Cost of compliance leading to uneven playing field on buy-side

Fixed income participants agree legislation has created a less competitive environment and led to the rise of the ‘defensive merger’ on the buy-side.

Several senior fixed income market participants have highlighted the cost of compliance has created a less competitive environment in the asset management industry.

Buy-side experts explained they have started to ‘defensively merge’ with one another, in a bid to fight off growing costs often seen through compliance technology and a squeeze on profits.

“This is something we will see more of moving forward and the larger powerhouses will have that bandwidth to cover costs of compliance. Smaller asset managers will need to be more creative when looking at how to comply with legislation,” said Carl James, global head of fixed income trading at Pictet Asset Management.

The burden of compliance has been particularly felt by smaller asset managers unable to keep up with the costs, according to Andrew Falco, head of fixed income trading at Fidelity International.

“The regulatory landscape has made the environment less competitive because if you can’t afford compliance costs being put in front of you, you could be driven out of the market place.

“Costs are definitely increasing and I look more like a compliance officer these days, signing reports and best execution files on a daily basis, but we are in a place at Fidelity where we have the means to do this. It makes how you engage with markets much more difficult for smaller asset managers,” Falco explained.

This year has seen several major buy-side mergers, including Standard Life Aberdeen, Janus Henderson and Amundi Pioneer.
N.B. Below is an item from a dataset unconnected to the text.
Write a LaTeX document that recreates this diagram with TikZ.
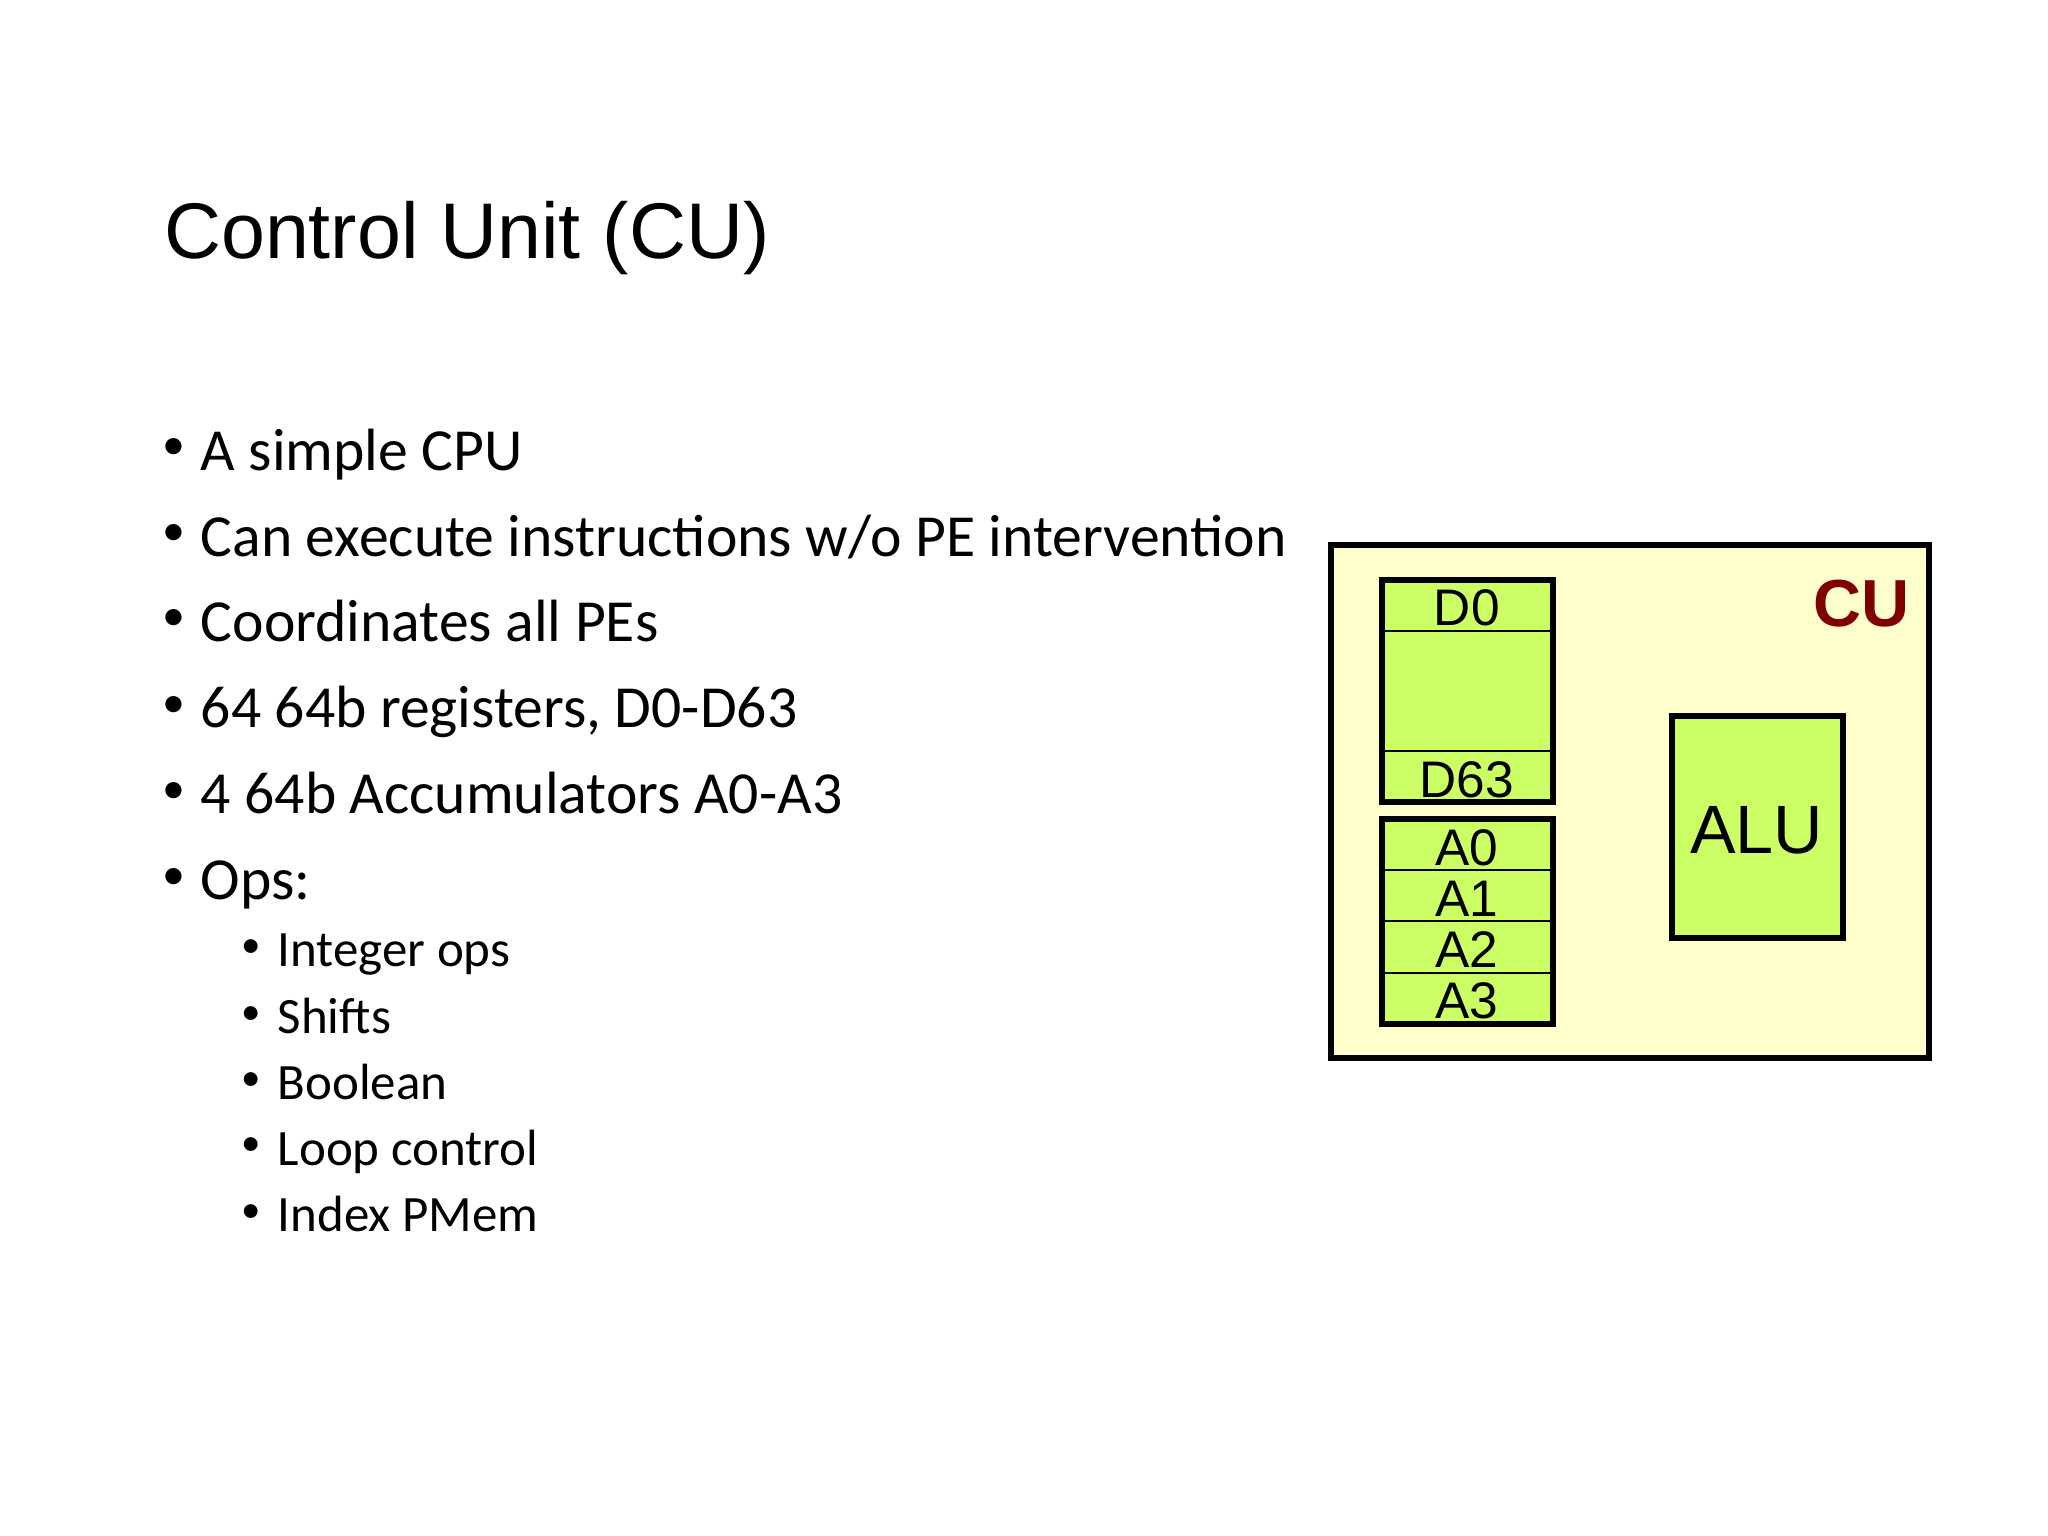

A squeeze on profits and rising costs are often cited as being reasons for mergers.

Paul Reynolds, fixed income product manager at TradingScreen, added larger houses also have more ability to build technology for compliance in-house, whereas smaller asset managers simply don’t have the resources.

He said: “Building in-house for some is not in scope these days due to the complexities around integration, connectivity and resources. That puts onus on vendors like us to keep developing these products to supply them to those who can’t build the technology themselves.”